Having a baby is so much fun. Moopet does lots of cool things now.

1. She comes in for cuddles. My heart melts whenever she does and I hold her for just a bit too long, and kiss her a bit too hard, hoping that she will always want to be near her mumma, yet also hoping she will be OK without me.

2. She has words. She has a whole bunch of words, and is trying to say a whole bunch more. Moopet was always a sound and music and word baby, not a walker. She is still crawling, as a matter of fact. But she can say nom nom, for food, and nana, for banana, and pe, for pear. She just started saying no, for nose, and mo, for more, and for a long time she has said No and Mumma and Dadda. there are a range more but I don’t want to sound boastful. She is doing fart kisses like there is no tomorrow, and like her parents, she laughs at her own jokes.
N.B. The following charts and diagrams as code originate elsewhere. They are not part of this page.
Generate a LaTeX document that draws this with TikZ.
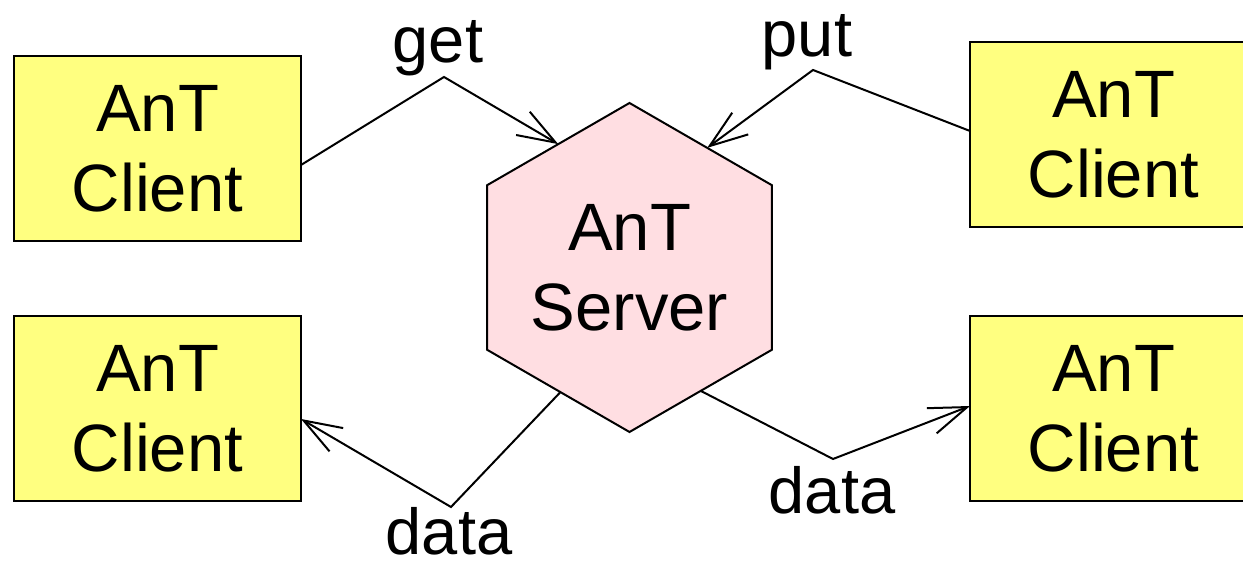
\documentclass[tikz,border=0pt]{standalone}
\usepackage{fontspec}
\setmainfont{Liberation Sans}
\usetikzlibrary{shapes.geometric,arrows.meta,calc}
\definecolor{boxyellow}{RGB}{255,255,128}
\definecolor{srvpink}{RGB}{255,222,226}
\begin{document}
\begin{tikzpicture}[x=1pt,y=1pt,
  client/.style={draw=black, line width=2pt, fill=boxyellow, rectangle,
    minimum width=287pt, minimum height=185pt, inner sep=0pt, outer sep=0pt,
    align=center, font=\fontsize{67}{80}\selectfont},
  server/.style={draw=black, line width=2pt, fill=srvpink, regular polygon,
    regular polygon sides=6, shape border rotate=30, minimum size=329pt,
    inner sep=0pt, outer sep=0pt, align=center, font=\fontsize{67}{80}\selectfont},
  conn/.style={line width=2pt, line join=miter, -{Straight Barb[length=38pt,width=27pt,line width=2pt]}},
  lbl/.style={font=\fontsize{65}{78}\selectfont, anchor=base, inner sep=0pt}]
\useasboundingbox (0,0) rectangle (1243,564);
\clip (0,0) rectangle (1243,564);
\node[client] (c1) at (157.5,415.5) {AnT\\Client};
\node[client] (c2) at (157.5,155.5) {AnT\\Client};
\node[client] (c3) at (1113.5,429.5) {AnT\\Client};
\node[client] (c4) at (1113.5,155.5) {AnT\\Client};
\node[server] (srv) at (629.5,296.5) {AnT\\Server};
\coordinate (p1) at (444,487);
\coordinate (p2) at (813,494);
\coordinate (p3) at (451,57);
\coordinate (p4) at (833,105);
\draw[conn] ($(c1.east)+(0,-16.5)$) -- (p1) -- (srv.120);
\draw[conn] ($(c3.west)+(0,3.5)$) -- (p2) -- (srv.57);
\draw[conn] (srv.241) -- (p3) -- ($(c2.east)+(0,-10.5)$);
\draw[conn] (srv.-60) -- (p4) -- ($(c4.west)+(0,2.5)$);
\node[lbl] (lget) at (438,501) {get};
\node[lbl] (lput) at (807,507) {put};
\node[lbl] (ldl) at (449,9) {data};
\node[lbl] (ldr) at (832,50) {data};
\end{tikzpicture}
\end{document}
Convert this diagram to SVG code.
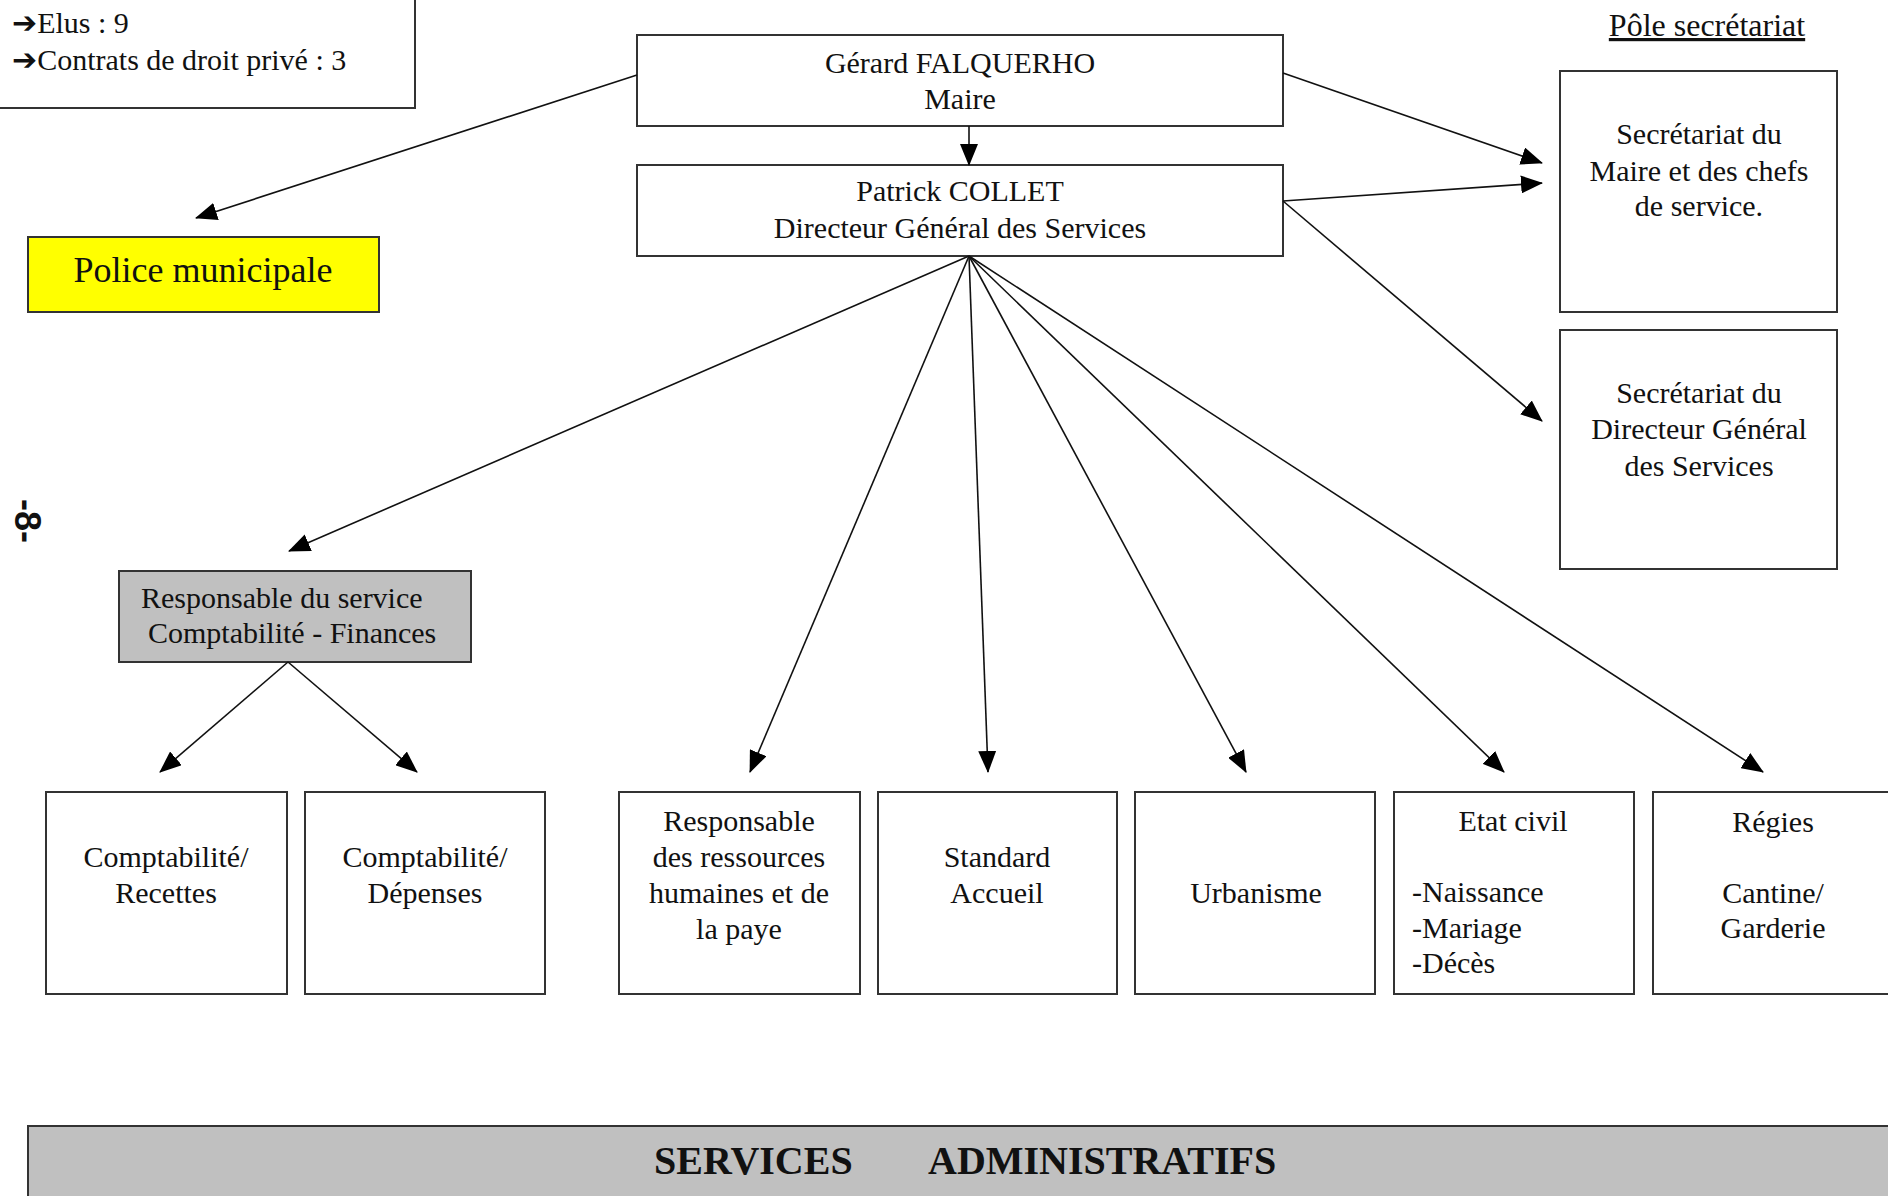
<svg xmlns="http://www.w3.org/2000/svg" width="1888" height="1196" viewBox="0 0 1888 1196">
<defs>
<marker id="ah" markerUnits="userSpaceOnUse" markerWidth="22" markerHeight="18" refX="21" refY="9" orient="auto">
<path d="M0,0 L22,9 L0,18 z" fill="#000"/>
</marker>
<style>
.box{fill:#fff;stroke:#333;stroke-width:2}
.t{font-family:"Liberation Serif","DejaVu Serif",serif;font-size:30px;fill:#111;text-anchor:middle}
.l{text-anchor:start}
.c{stroke:#111;stroke-width:1.6;fill:none;marker-end:url(#ah)}
</style>
</defs>
<rect width="1888" height="1196" fill="#fff"/>

<g id="effectifs">
<rect x="-4" y="-4" width="419" height="112" class="box"/>
<text class="t l" x="12" y="33"><tspan font-family="DejaVu Sans" font-size="30" font-weight="bold">➔</tspan>Elus : 9</text>
<text class="t l" x="12" y="70"><tspan font-family="DejaVu Sans" font-size="30" font-weight="bold">➔</tspan>Contrats de droit privé : 3</text>
</g>

<g id="page-num">
<text x="27" y="521" transform="rotate(90 27 521)" font-family="Liberation Sans,sans-serif" font-size="36" font-weight="bold" text-anchor="middle" dominant-baseline="central" fill="#111">-8-</text>
</g>

<g id="maire">
<rect x="637" y="35" width="646" height="91" class="box"/>
<text class="t" x="960" y="73">Gérard FALQUERHO</text>
<text class="t" x="960" y="109">Maire</text>
</g>

<g id="dgs">
<rect x="637" y="165" width="646" height="91" class="box"/>
<text class="t" x="960" y="201">Patrick COLLET</text>
<text class="t" x="960" y="238">Directeur Général des Services</text>
</g>

<g id="pole">
<text class="t" x="1707" y="36" style="font-size:32px" text-decoration="underline">Pôle secrétariat</text>
</g>

<g id="sec-maire">
<rect x="1560" y="71" width="277" height="241" class="box"/>
<text class="t" x="1699" y="144">Secrétariat du</text>
<text class="t" x="1699" y="181">Maire et des chefs</text>
<text class="t" x="1699" y="216">de service.</text>
</g>

<g id="sec-dgs">
<rect x="1560" y="330" width="277" height="239" class="box"/>
<text class="t" x="1699" y="403">Secrétariat du</text>
<text class="t" x="1699" y="439">Directeur Général</text>
<text class="t" x="1699" y="476">des Services</text>
</g>

<g id="police">
<rect x="28" y="237" width="351" height="75" fill="#ffff00" stroke="#333" stroke-width="2"/>
<text class="t" x="203" y="282" style="font-size:36px">Police municipale</text>
</g>

<g id="compta-finances">
<rect x="119" y="571" width="352" height="91" fill="#c0c0c0" stroke="#333" stroke-width="2"/>
<text class="t l" x="141" y="608">Responsable du service</text>
<text class="t l" x="148" y="643">Comptabilité - Finances</text>
</g>

<g id="recettes">
<rect x="46" y="792" width="241" height="202" class="box"/>
<text class="t" x="166" y="867">Comptabilité/</text>
<text class="t" x="166" y="903">Recettes</text>
</g>

<g id="depenses">
<rect x="305" y="792" width="240" height="202" class="box"/>
<text class="t" x="425" y="867">Comptabilité/</text>
<text class="t" x="425" y="903">Dépenses</text>
</g>

<g id="rh">
<rect x="619" y="792" width="241" height="202" class="box"/>
<text class="t" x="739" y="831">Responsable</text>
<text class="t" x="739" y="867">des ressources</text>
<text class="t" x="739" y="903">humaines et de</text>
<text class="t" x="739" y="939">la paye</text>
</g>

<g id="standard">
<rect x="878" y="792" width="239" height="202" class="box"/>
<text class="t" x="997" y="867">Standard</text>
<text class="t" x="997" y="903">Accueil</text>
</g>

<g id="urbanisme">
<rect x="1135" y="792" width="240" height="202" class="box"/>
<text class="t" x="1256" y="903">Urbanisme</text>
</g>

<g id="etat-civil">
<rect x="1394" y="792" width="240" height="202" class="box"/>
<text class="t" x="1513" y="831">Etat civil</text>
<text class="t l" x="1412" y="902">-Naissance</text>
<text class="t l" x="1412" y="938">-Mariage</text>
<text class="t l" x="1412" y="973">-Décès</text>
</g>

<g id="regies">
<rect x="1653" y="792" width="245" height="202" class="box"/>
<text class="t" x="1773" y="832">Régies</text>
<text class="t" x="1773" y="903">Cantine/</text>
<text class="t" x="1773" y="938">Garderie</text>
</g>

<g id="banner">
<rect x="28" y="1126" width="1870" height="80" fill="#c0c0c0" stroke="#333" stroke-width="2"/>
<text x="654" y="1174" font-family="Liberation Serif,serif" font-size="40" font-weight="bold" fill="#111">SERVICES</text>
<text x="928" y="1174" font-family="Liberation Serif,serif" font-size="40" font-weight="bold" fill="#111">ADMINISTRATIFS</text>
</g>

<g id="connectors">
<line class="c" x1="637" y1="75" x2="196" y2="218"/>
<line class="c" x1="969" y1="126" x2="969" y2="165"/>
<line class="c" x1="1283" y1="73" x2="1542" y2="163"/>
<line class="c" x1="1283" y1="201" x2="1542" y2="183"/>
<line class="c" x1="1283" y1="201" x2="1542" y2="421"/>
<line class="c" x1="969" y1="256" x2="289" y2="551"/>
<line class="c" x1="969" y1="256" x2="750" y2="772"/>
<line class="c" x1="969" y1="256" x2="988" y2="772"/>
<line class="c" x1="969" y1="256" x2="1246" y2="772"/>
<line class="c" x1="969" y1="256" x2="1504" y2="772"/>
<line class="c" x1="969" y1="256" x2="1763" y2="772"/>
<line class="c" x1="288" y1="662" x2="160" y2="772"/>
<line class="c" x1="288" y1="662" x2="417" y2="772"/>
</g>
</svg>
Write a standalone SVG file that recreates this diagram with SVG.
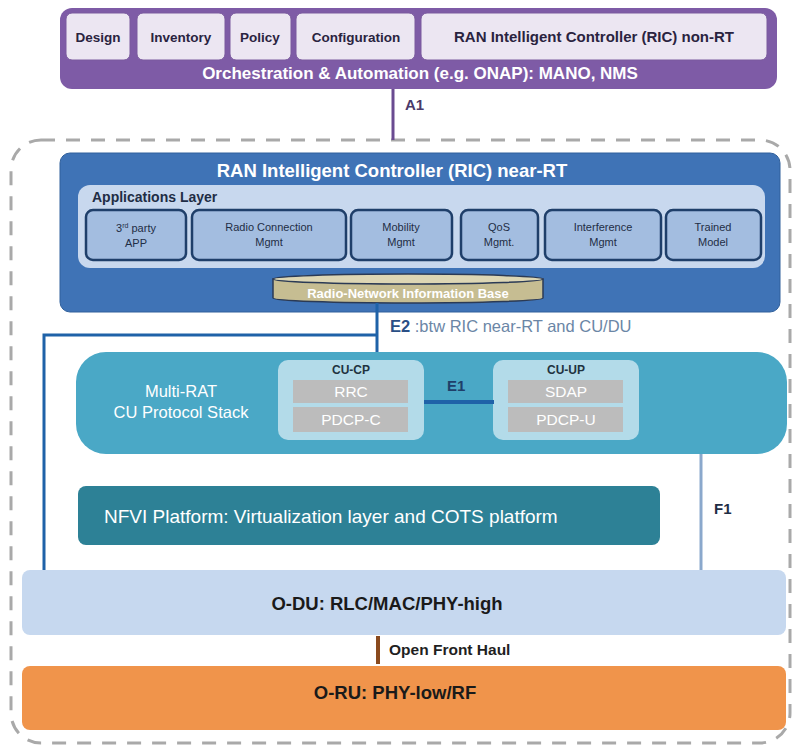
<svg xmlns="http://www.w3.org/2000/svg" width="795" height="746" viewBox="0 0 795 746">
<style>
text{font-family:"Liberation Sans",Arial,sans-serif}
.b{font-weight:bold}
.orchItem{fill:#ece6f2;stroke:#7a5a9e;stroke-width:1}
.orchT{font-size:13.5px;fill:#2a2340;font-weight:bold}
.app{fill:#a3bde0;stroke:#1f3f6a;stroke-width:2.5}
.appT{font-size:11px;fill:#1f2d45;text-anchor:middle}
.sub{fill:#bcbcbc}
.subT{font-size:15.5px;fill:#ffffff;text-anchor:middle}
.cuInner{fill:#b3dbe9}
</style>
<rect width="795" height="746" fill="#ffffff"/>

<!-- dashed outer boundary -->
<rect x="11" y="140" width="779" height="603" rx="30" fill="none" stroke="#a9a9a9" stroke-width="3" stroke-dasharray="14 11"/>

<g id="orchestration">
  <rect x="60" y="8" width="717" height="81" rx="12" fill="#7e5ba6"/>
  <rect x="66" y="13" width="64" height="47" rx="6" class="orchItem"/>
  <rect x="137" y="13" width="88" height="47" rx="6" class="orchItem"/>
  <rect x="230" y="13" width="61" height="47" rx="6" class="orchItem"/>
  <rect x="296" y="13" width="119" height="47" rx="6" class="orchItem"/>
  <rect x="421" y="13" width="346" height="47" rx="6" class="orchItem"/>
  <text x="98" y="42" text-anchor="middle" class="orchT">Design</text>
  <text x="181" y="42" text-anchor="middle" class="orchT">Inventory</text>
  <text x="260" y="42" text-anchor="middle" class="orchT">Policy</text>
  <text x="356" y="42" text-anchor="middle" class="orchT">Configuration</text>
  <text x="594" y="42" text-anchor="middle" class="orchT" style="font-size:15px">RAN Intelligent Controller (RIC) non-RT</text>
  <text x="420" y="79" text-anchor="middle" class="b" font-size="17" fill="#ffffff">Orchestration &amp; Automation (e.g. ONAP): MANO, NMS</text>
</g>

<g id="ric-near-rt">
  <rect x="60" y="153" width="720" height="159" rx="10" fill="#3f73b6" stroke="#30609c" stroke-width="1"/>
  <text x="392" y="177" text-anchor="middle" class="b" font-size="18.5" fill="#ffffff">RAN Intelligent Controller (RIC) near-RT</text>
  <rect x="78" y="185" width="687" height="83" rx="12" fill="#c8d8ee"/>
  <text x="92" y="202" class="b" font-size="14" fill="#1f2d45">Applications Layer</text>
  <g id="app-3rdparty"><rect x="86" y="210" width="100" height="50" rx="7" class="app"/><text x="136" y="232" class="appT">3<tspan font-size="7" dy="-4">rd</tspan><tspan dy="4"> party</tspan></text><text x="136" y="247" class="appT">APP</text></g>
  <g id="app-rcm"><rect x="192" y="210" width="154" height="50" rx="7" class="app"/><text x="269" y="231" class="appT">Radio Connection</text><text x="269" y="246" class="appT">Mgmt</text></g>
  <g id="app-mobility"><rect x="351" y="210" width="101" height="50" rx="7" class="app"/><text x="401" y="231" class="appT">Mobility</text><text x="401" y="246" class="appT">Mgmt</text></g>
  <g id="app-qos"><rect x="461" y="210" width="77" height="50" rx="7" class="app"/><text x="499" y="231" class="appT">QoS</text><text x="499" y="246" class="appT">Mgmt.</text></g>
  <g id="app-interference"><rect x="545" y="210" width="116" height="50" rx="7" class="app"/><text x="603" y="231" class="appT">Interference</text><text x="603" y="246" class="appT">Mgmt</text></g>
  <g id="app-trained"><rect x="666" y="210" width="95" height="50" rx="7" class="app"/><text x="713" y="231" class="appT">Trained</text><text x="713" y="246" class="appT">Model</text></g>
  <g id="rnib">
    <path d="M273,279 L273,298 A135,5 0 0 0 543,298 L543,279 Z" fill="#c6bd92" stroke="#2b3a55" stroke-width="1.5"/>
    <ellipse cx="408" cy="279" rx="135" ry="5" fill="#ddd6b4" stroke="#2b3a55" stroke-width="1.5"/>
    <text x="408" y="298" text-anchor="middle" class="b" font-size="13" fill="#ffffff">Radio-Network Information Base</text>
  </g>
</g>

<g id="cu">
  <rect x="76" y="352" width="711" height="102" rx="30" fill="#4aa8c6"/>
  <text x="181" y="397" text-anchor="middle" font-size="16.5" fill="#ffffff">Multi-RAT</text>
  <text x="181" y="418" text-anchor="middle" font-size="16.5" fill="#ffffff">CU Protocol Stack</text>
  <g id="cu-cp">
    <rect x="278" y="360" width="146" height="80" rx="10" class="cuInner"/>
    <text x="351" y="374" text-anchor="middle" class="b" font-size="12" fill="#1f3340">CU-CP</text>
    <rect x="293" y="380" width="115" height="23" class="sub"/>
    <text x="351" y="397" class="subT">RRC</text>
    <rect x="293" y="407" width="115" height="25" class="sub"/>
    <text x="351" y="425" class="subT">PDCP-C</text>
  </g>
  <g id="cu-up">
    <rect x="493" y="360" width="146" height="80" rx="10" class="cuInner"/>
    <text x="566" y="374" text-anchor="middle" class="b" font-size="12" fill="#1f3340">CU-UP</text>
    <rect x="508" y="380" width="115" height="23" class="sub"/>
    <text x="566" y="397" class="subT">SDAP</text>
    <rect x="508" y="407" width="115" height="25" class="sub"/>
    <text x="566" y="425" class="subT">PDCP-U</text>
  </g>
</g>

<g id="nfvi">
  <rect x="78" y="486" width="582" height="59" rx="8" fill="#2d8196"/>
  <text x="104" y="523" font-size="19" fill="#ffffff">NFVI Platform: Virtualization layer and COTS platform</text>
</g>

<g id="o-du">
  <rect x="22" y="570" width="764" height="65" rx="8" fill="#c6d8ef"/>
  <text x="387" y="610" text-anchor="middle" class="b" font-size="18.5" fill="#1a1a1a">O-DU: RLC/MAC/PHY-high</text>
</g>

<g id="o-ru">
  <rect x="22" y="666" width="764" height="64" rx="8" fill="#f0944b"/>
  <text x="395" y="699" text-anchor="middle" class="b" font-size="18.5" fill="#1a1a1a">O-RU: PHY-low/RF</text>
</g>

<g id="connectors">
  <line x1="393" y1="89" x2="393" y2="140" stroke="#6a4b91" stroke-width="3"/>
  <polyline points="377,303 377,352" fill="none" stroke="#1f62a8" stroke-width="3"/>
  <polyline points="377,335 44,335 44,570" fill="none" stroke="#1f62a8" stroke-width="3"/>
  <line x1="424" y1="402" x2="494" y2="402" stroke="#1f62a8" stroke-width="4"/>
  <line x1="701" y1="454" x2="701" y2="570" stroke="#8aa8cc" stroke-width="3"/>
  <line x1="378" y1="636" x2="378" y2="664" stroke="#8a4a1e" stroke-width="4"/>
  <text x="405" y="110" class="b" font-size="15" fill="#4a3a6a">A1</text>
  <text x="390" y="332" font-size="16.5" fill="#6b86a6"><tspan class="b" fill="#2a4f86">E2 </tspan>:btw RIC near-RT and CU/DU</text>
  <text x="447" y="391" class="b" font-size="15" fill="#1f3f6a">E1</text>
  <text x="714" y="514" class="b" font-size="15" fill="#1f2d45">F1</text>
  <text x="389" y="655" class="b" font-size="15.5" fill="#1f1f1f">Open Front Haul</text>
</g>
</svg>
3. She is really, very cute. Her hair stands up in an Astroboy peak. She sings and has favourite songs and games. She plays with her baby doll, saying “baby,” and patting it and kissing it and cuddling it, just as we do with her, which makes me feel like a (relieved) good mum. She crawls to people after a few minutes of getting to know them, and taps them lightly, before crawling back to mumma or dadda and facing the other way, sucking her thumb furiously, taking a bit of time out from all the excitement before going back for more. We love her and we tell her so and it is so easy to start a new way of loving which is open and free because she doesn’t know any other way, so we can be new too.